[Source records]
○ ○ ○ ○

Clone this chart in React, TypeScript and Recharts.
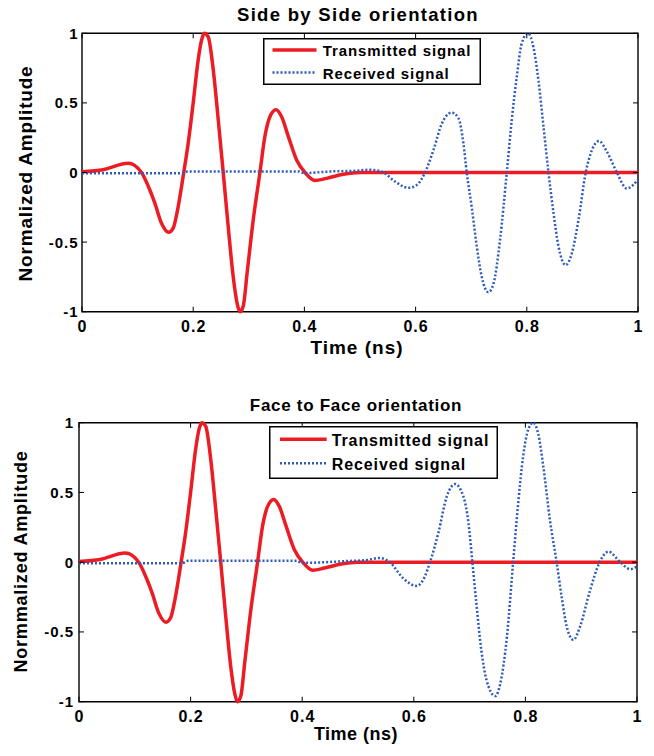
import React from "react"
import { LineChart, Line, XAxis, YAxis, ReferenceArea, Legend } from "recharts"

// ---- data ----
const timeTicks = [0, 0.2, 0.4, 0.6, 0.8, 1]
const ampTicks = [-1, -0.5, 0, 0.5, 1]

// transmitted pulse (same in both panels)
const txTime = [
  0, 0.038, 0.083, 0.107, 0.122, 0.131, 0.143, 0.156, 0.164, 0.173,
  0.183, 0.191, 0.2, 0.209, 0.215, 0.22, 0.227, 0.236, 0.245, 0.254,
  0.263, 0.272, 0.279, 0.284, 0.29, 0.297, 0.308, 0.32, 0.329, 0.338,
  0.349, 0.359, 0.371, 0.386, 0.401, 0.419, 0.44, 0.47, 0.5, 0.55, 1.0,
]
const txAmp = [
  0.005, 0.02, 0.066, 0, -0.126, -0.22, -0.365, -0.43, -0.4, -0.245,
  0, 0.21, 0.5, 0.81, 0.95, 1.0, 0.975, 0.74, 0.38, 0,
  -0.39, -0.75, -0.94, -1.0, -0.96, -0.72, -0.34, 0, 0.26, 0.4,
  0.45, 0.4, 0.26, 0.09, 0, -0.058, -0.042, -0.013, 0, 0, 0,
]

// received, side by side
const rxSideTime = [
  0, 0.18, 0.19, 0.39, 0.4, 0.42, 0.45, 0.49, 0.518,
  0.542, 0.563, 0.587, 0.602, 0.617,
  0.632, 0.647, 0.665, 0.677, 0.686, 0.692,
  0.701, 0.71, 0.719, 0.731, 0.74, 0.752, 0.764,
  0.773, 0.782, 0.791, 0.802, 0.812, 0.821, 0.83, 0.839,
  0.848, 0.857, 0.87, 0.881, 0.893, 0.906,
  0.917, 0.93, 0.944, 0.962, 0.98, 1.0,
]
const rxSideAmp = [
  -0.005, -0.005, 0.008, 0.008, -0.005, 0, 0.008, 0.012, 0.02,
  0, -0.065, -0.11, -0.09, 0,
  0.16, 0.35, 0.43, 0.39, 0.21, 0,
  -0.25, -0.53, -0.75, -0.86, -0.8, -0.48, 0,
  0.38, 0.69, 0.93, 1.0, 0.9, 0.66, 0.33, 0,
  -0.29, -0.53, -0.665, -0.58, -0.34, 0,
  0.16, 0.226, 0.15, 0, -0.115, -0.05,
]

// received, face to face
const rxFaceTime = [
  0, 0.185, 0.195, 0.39, 0.4, 0.44, 0.48, 0.515, 0.539,
  0.557, 0.581, 0.605, 0.62, 0.629,
  0.644, 0.659, 0.674, 0.689, 0.698, 0.705,
  0.712, 0.721, 0.73, 0.746, 0.755, 0.767, 0.778,
  0.787, 0.796, 0.805, 0.814, 0.823, 0.832, 0.844, 0.856,
  0.865, 0.874, 0.886, 0.898, 0.916, 0.933,
  0.949, 0.97, 0.988, 1.0,
]
const rxFaceAmp = [
  -0.007, -0.007, 0.01, 0.01, -0.005, 0, 0.008, 0.015, 0.03,
  0, -0.115, -0.17, -0.1, 0,
  0.21, 0.47, 0.56, 0.47, 0.28, 0,
  -0.29, -0.63, -0.84, -0.96, -0.87, -0.53, 0,
  0.42, 0.76, 0.95, 1.0, 0.92, 0.69, 0.3, 0,
  -0.25, -0.46, -0.557, -0.46, -0.2, 0,
  0.076, 0, -0.05, -0.03,
]

const toPoints = (ts: number[], vs: number[]) => ts.map((t, i) => ({ t, v: vs[i] }))

const RED = "#ec1c24"
const BLUE = "#2d5bb9"
const FONT = "Arial, 'Liberation Sans', Helvetica, sans-serif"
const W = 654
const H = 378

interface Layout {
  top: number
  plot: { left: number; right: number; top: number; bottom: number }
  title: string
  titleSize: number
  titleSpacing: number
  titleX: number
  titleBase: number
  yLabel: string
  yLabelSize: number
  yLabelX: number
  yLabelY: number
  xLabelSize: number
  xLabelSpacing: number
  xLabelX: number
  xLabelBase: number
  yTickGap: number
  legend: {
    left: number
    top: number
    width: number
    height: number
    fontSize: number
    lineX1: number
    lineX2: number
    textX: number
    row1: number
    row2: number
  }
}

const sideLayout: Layout = {
  top: 0,
  plot: { left: 82, right: 638, top: 33.3, bottom: 311.7 },
  title: "Side by Side orientation",
  titleSize: 18.5,
  titleSpacing: 1.3,
  titleX: 358,
  titleBase: 20.7,
  yLabel: "Normalized Amplitude",
  yLabelSize: 19,
  yLabelX: 31.5,
  yLabelY: 173.5,
  xLabelSize: 19,
  xLabelSpacing: 1,
  xLabelX: 357,
  xLabelBase: 354.3,
  yTickGap: 4.5,
  legend: { left: 263, top: 38, width: 218, height: 47, fontSize: 15, lineX1: 9.5, lineX2: 53.5, textX: 59.7, row1: 12, row2: 34.5 },
}

const faceLayout: Layout = {
  top: 378,
  plot: { left: 79, right: 637, top: 422.7, bottom: 701.7 },
  title: "Face to Face orientation",
  titleSize: 17,
  titleSpacing: 0.7,
  titleX: 356,
  titleBase: 410.7,
  yLabel: "Normmalized Amplitude",
  yLabelSize: 18,
  yLabelX: 26.7,
  yLabelY: 561.5,
  xLabelSize: 18,
  xLabelSpacing: 0.5,
  xLabelX: 356,
  xLabelBase: 740,
  yTickGap: 6,
  legend: { left: 269, top: 48, width: 229, height: 53, fontSize: 16, lineX1: 11, lineX2: 57.7, textX: 62.7, row1: 13.3, row2: 37.3 },
}

const LegendBox = ({ lg }: { lg: Layout["legend"] }) => {
  const base = lg.fontSize * 0.36
  return (
    <svg width={lg.width} height={lg.height} style={{ display: "block" }}>
      <rect x={0.75} y={0.75} width={lg.width - 1.5} height={lg.height - 1.5} fill="#fff" stroke="#000" strokeWidth={1.5} />
      <line x1={lg.lineX1} x2={lg.lineX2} y1={lg.row1} y2={lg.row1} stroke={RED} strokeWidth={3.5} />
      <text x={lg.textX} y={lg.row1 + base + 1} fontFamily={FONT} fontWeight="bold" fontSize={lg.fontSize} letterSpacing={0.9}>
        Transmitted signal
      </text>
      <line x1={lg.lineX1} x2={lg.lineX2} y1={lg.row2} y2={lg.row2} stroke={BLUE} strokeWidth={2.5} strokeDasharray="2 2" />
      <text x={lg.textX} y={lg.row2 + base + 1} fontFamily={FONT} fontWeight="bold" fontSize={lg.fontSize} letterSpacing={0.9}>
        Received signal
      </text>
    </svg>
  )
}

const Panel = ({ L, received }: { L: Layout; received: { t: number; v: number }[] }) => {
  const plotW = L.plot.right - L.plot.left
  const plotH = L.plot.bottom - L.plot.top
  const off = L.top

  const xTick = (props: any) => {
    const { x, y, payload } = props
    return (
      <g>
        <line x1={x} x2={x} y1={y} y2={y - 5} stroke="#000" />
        <line x1={x} x2={x} y1={y - plotH} y2={y - plotH + 5} stroke="#000" />
        <text x={x + 0.5} y={y + 20.6} textAnchor="middle" fontFamily={FONT} fontWeight="bold" fontSize={16} letterSpacing={1}>
          {String(payload.value)}
        </text>
      </g>
    )
  }

  const yTick = (props: any) => {
    const { x, y, payload } = props
    return (
      <g>
        <line x1={x} x2={x + 5} y1={y} y2={y} stroke="#000" />
        <line x1={x + plotW} x2={x + plotW - 5} y1={y} y2={y} stroke="#000" />
        <text x={x - L.yTickGap + 1} y={y + 5.5} textAnchor="end" fontFamily={FONT} fontWeight="bold" fontSize={15} letterSpacing={1}>
          {String(payload.value)}
        </text>
      </g>
    )
  }

  return (
    <div style={{ position: "absolute", left: 0, top: off, width: W, height: H }}>
      <LineChart
        width={W}
        height={H}
        margin={{ top: L.plot.top - off, right: W - L.plot.right, bottom: 0, left: 0 }}
      >
        <XAxis
          dataKey="t"
          type="number"
          domain={[0, 1]}
          ticks={timeTicks}
          interval={0}
          height={H - (L.plot.bottom - off)}
          tickSize={0}
          tickMargin={0}
          tickLine={false}
          axisLine={false}
          tick={xTick}
          label={() => (
            <text
              x={L.xLabelX}
              y={L.xLabelBase - off}
              textAnchor="middle"
              fontFamily={FONT}
              fontWeight="bold"
              fontSize={L.xLabelSize}
              letterSpacing={L.xLabelSpacing}
            >
              Time (ns)
            </text>
          )}
        />
        <YAxis
          type="number"
          domain={[-1, 1]}
          ticks={ampTicks}
          interval={0}
          width={L.plot.left}
          tickSize={0}
          tickMargin={0}
          tickLine={false}
          axisLine={false}
          tick={yTick}
          label={() => (
            <text
              transform={`translate(${L.yLabelX}, ${L.yLabelY - off}) rotate(-90)`}
              textAnchor="middle"
              fontFamily={FONT}
              fontWeight="bold"
              fontSize={L.yLabelSize}
              letterSpacing={0.8}
            >
              {L.yLabel}
            </text>
          )}
        />
        <Line
          data={toPoints(txTime, txAmp)}
          dataKey="v"
          name="Transmitted signal"
          type="monotone"
          stroke={RED}
          strokeWidth={3.5}
          dot={false}
          activeDot={false}
          isAnimationActive={false}
        />
        <Line
          data={received}
          dataKey="v"
          name="Received signal"
          type="monotone"
          stroke={BLUE}
          strokeWidth={2.5}
          strokeDasharray="2 2"
          dot={false}
          activeDot={false}
          isAnimationActive={false}
        />
        <ReferenceArea
          x1={0}
          x2={1}
          y1={-1}
          y2={1}
          fill="none"
          stroke="#000"
          strokeWidth={1.4}
          ifOverflow="visible"
          label={() => (
            <text
              x={L.titleX}
              y={L.titleBase - off}
              textAnchor="middle"
              fontFamily={FONT}
              fontWeight="bold"
              fontSize={L.titleSize}
              letterSpacing={L.titleSpacing}
            >
              {L.title}
            </text>
          )}
        />
        <Legend
          layout="vertical"
          align="center"
          verticalAlign="middle"
          wrapperStyle={{ left: L.legend.left, top: L.legend.top, width: L.legend.width, height: L.legend.height }}
          content={() => <LegendBox lg={L.legend} />}
        />
      </LineChart>
    </div>
  )
}

export default function App() {
  return (
    <div style={{ position: "absolute", left: 0, top: 0, width: W, height: 756, background: "#fff" }}>
      <Panel L={sideLayout} received={toPoints(rxSideTime, rxSideAmp)} />
      <Panel L={faceLayout} received={toPoints(rxFaceTime, rxFaceAmp)} />
    </div>
  )
}
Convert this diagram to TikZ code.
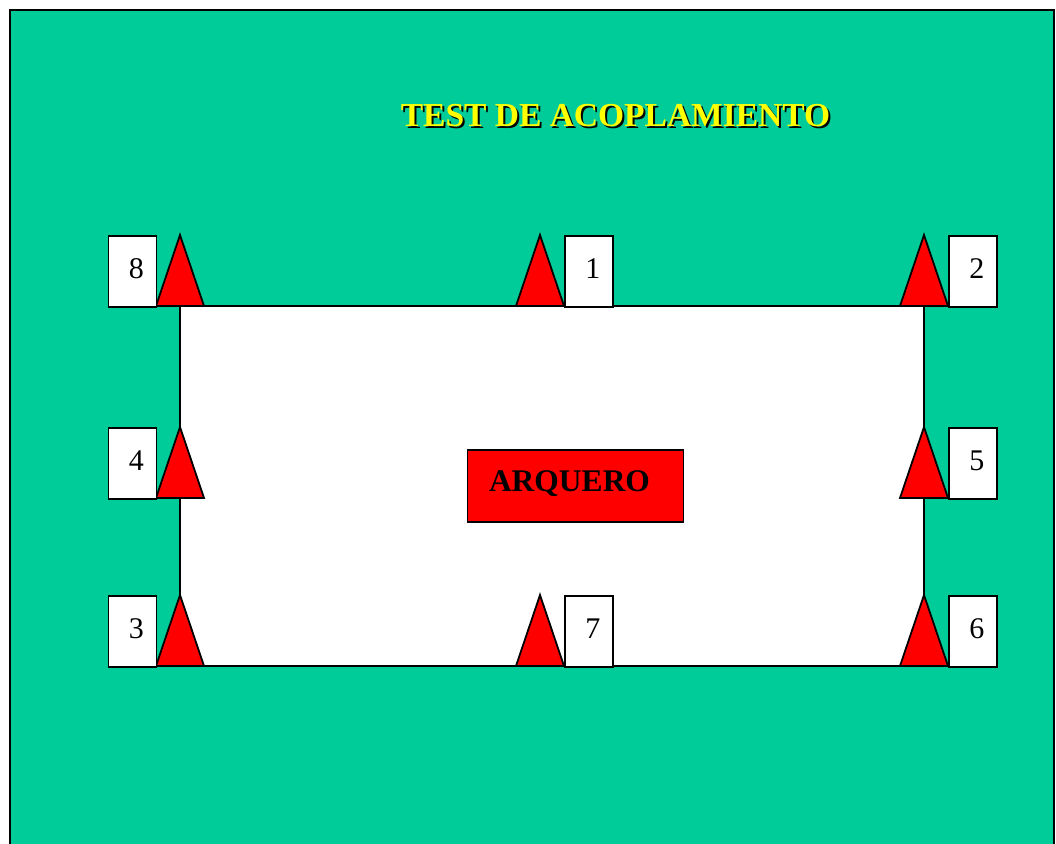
\documentclass[tikz,border=0pt]{standalone}
\usepackage{fontspec}
\setmainfont{Liberation Serif}
\definecolor{bggreen}{HTML}{00CC99}
\definecolor{cone}{HTML}{FF0000}
\definecolor{titleyellow}{HTML}{FFFF00}
\begin{document}
\begin{tikzpicture}[x=1pt,y=-1pt,
  tag/.style={draw=black,line width=1.8pt,fill=white,minimum width=48pt,minimum height=71pt,inner sep=0pt,anchor=north west},
  tagtext/.style={font=\fontsize{30}{32}\selectfont},
  conestyle/.style={draw=black,line width=1.8pt,fill=cone,line join=miter},
  titlefont/.style={font=\fontsize{33.5}{36}\bfseries\selectfont}]
\useasboundingbox (0,0) rectangle (1056,843);
\fill[white] (0,0) rectangle (1056,843);
% background
\draw[fill=bggreen,draw=black,line width=2pt] (10,10) rectangle (1054,860);
% field
\draw[fill=white,draw=black,line width=1.8pt] (180,306) rectangle (924,666);
% title with shadow
\node[titlefont,text=black] (titleshadow) at (617.5,117.5) {TEST DE ACOPLAMIENTO};
\node[titlefont,text=titleyellow] (title) at (615.5,115.5) {TEST DE ACOPLAMIENTO};
% cones
\foreach \cx/\cy in {180/235,540/235,924/235,180/427,924/427,180/595,540/595,924/595}{
  \draw[conestyle] (\cx-24,\cy+71) -- (\cx,\cy) -- (\cx+24,\cy+71) -- cycle;
}
% tags
\node[tag] (t8) at (107.5,235) {};
\node[tagtext] (n8) at ([xshift=4pt,yshift=3pt]t8.center) {8};
\node[tag] (t1) at (564,235) {};
\node[tagtext] (n1) at ([xshift=4pt,yshift=3pt]t1.center) {1};
\node[tag] (t2) at (948,235) {};
\node[tagtext] (n2) at ([xshift=4pt,yshift=3pt]t2.center) {2};
\node[tag] (t4) at (107.5,427) {};
\node[tagtext] (n4) at ([xshift=4pt,yshift=3pt]t4.center) {4};
\node[tag] (t5) at (948,427) {};
\node[tagtext] (n5) at ([xshift=4pt,yshift=3pt]t5.center) {5};
\node[tag] (t3) at (107.5,595) {};
\node[tagtext] (n3) at ([xshift=4pt,yshift=3pt]t3.center) {3};
\node[tag] (t7) at (564,595) {};
\node[tagtext] (n7) at ([xshift=4pt,yshift=3pt]t7.center) {7};
\node[tag] (t6) at (948,595) {};
\node[tagtext] (n6) at ([xshift=4pt,yshift=3pt]t6.center) {6};
% goalkeeper
\node[draw=black,line width=1.8pt,fill=cone,minimum width=216pt,minimum height=72pt,inner sep=0pt] (arquero) at (575.5,486) {};
\node[font=\fontsize{31.5}{33}\bfseries\selectfont] (arqtext) at (569.5,484) {ARQUERO};
\end{tikzpicture}
\end{document}
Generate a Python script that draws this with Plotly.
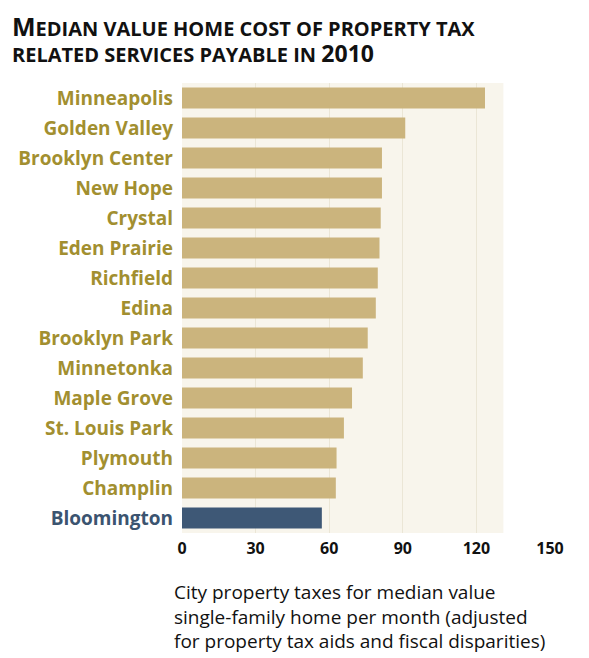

○ ○ ○ ○

Give again, please, precisely the lines that begin the records and run through the line with "const ampTicks = [-1, -0.5, 0, 0.5, 1]" in it, keeping both end lines and dropping any pictures.

FINAL RESULT —
Clone this chart in React, TypeScript and Recharts.
import React from "react"
import { LineChart, Line, XAxis, YAxis, ReferenceArea, Legend } from "recharts"

// ---- data ----
const timeTicks = [0, 0.2, 0.4, 0.6, 0.8, 1]
const ampTicks = [-1, -0.5, 0, 0.5, 1]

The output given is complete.